GPU resources can be configured on a Pipeline Vertex or a MonoVertex.

Prerequisites¶

Your cluster must support GPU scheduling and have the appropriate device plugin installed.
See the Kubernetes device plugins documentation and NVIDIA device plugin guide for details.

Adding Annotations (If Required)¶

In most clusters, specifying the GPU resource in the limits field is enough. Some environments may require additional annotations for GPU access or monitoring. Check with your administrator if unsure.

Example:

vertices:
  - name: gpu-vertex
    metadata:
      annotations:
        mycompany.com/gpu-enabled: "true"   # Replace with your annotation key and value
    udf:
      container:
        image: my-ml-image:latest
        resources:
          limits:
            nvidia.com/gpu: 1

Specifying GPU Resource Requests and Limits¶

Request a GPU by setting the nvidia.com/gpu resource in the limits field under the container section:

resources:
  limits:
    nvidia.com/gpu: 1

Important: For GPUs, Kubernetes requires that requests and limits must be the same (or specify only limits).

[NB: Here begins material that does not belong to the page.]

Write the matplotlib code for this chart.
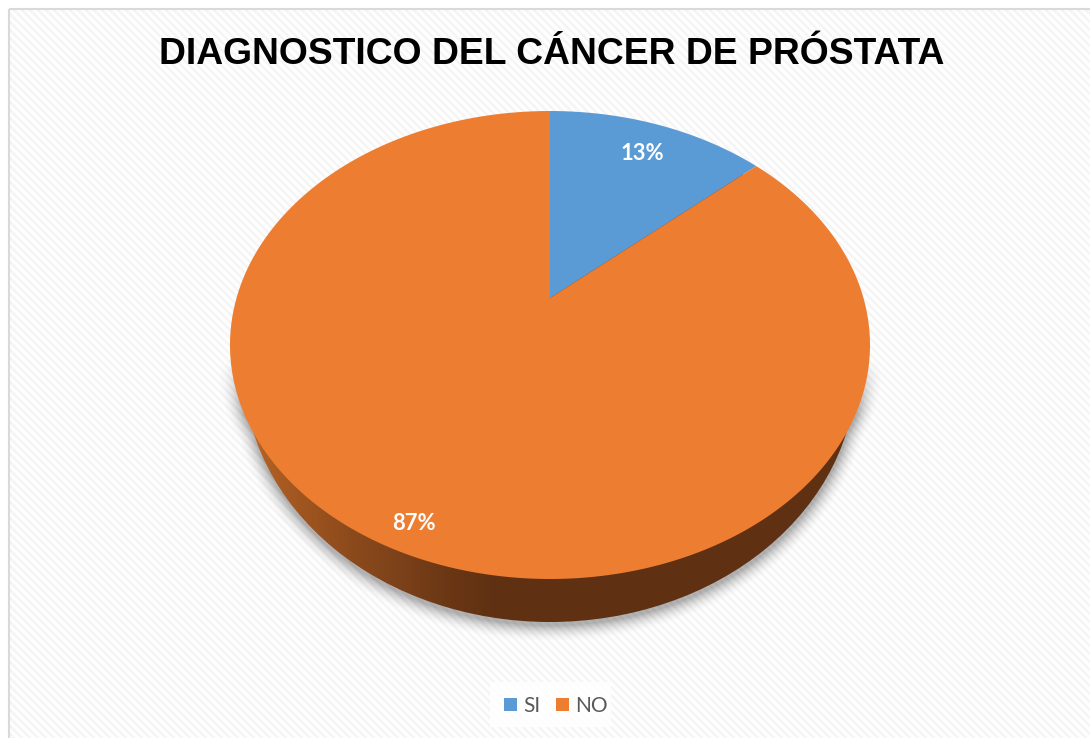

Example: Vertex Requesting a GPU (with Annotations and Node Selector)¶

vertices:
  - name: gpu-vertex
    metadata:
      annotations:
        mycompany.com/gpu-enabled: "true"  # Example annotation, use only if required by your cluster
    nodeSelector:
      nvidia.com/gpu.present: "true"       # Replace with your cluster's GPU node label
    udf:
      container:
        image: my-ml-image:latest
        resources:
          limits:
            nvidia.com/gpu: 1

Adjust the nodeSelector and annotations as required by your cluster setup.

Dynamic Resource Allocation (Advanced)¶

For advanced GPU scheduling using Dynamic Resource Allocation (DRA), see Dynamic Resource Allocation documentation.

Troubleshooting¶

If your vertex is not using GPU resources as expected: - Pod Pending: Check for available GPU nodes and device plugin status. - Pod does not detect GPU: Ensure your container image includes necessary GPU drivers and libraries (e.g., CUDA). - Still having issues? Consult your cluster documentation or administrator.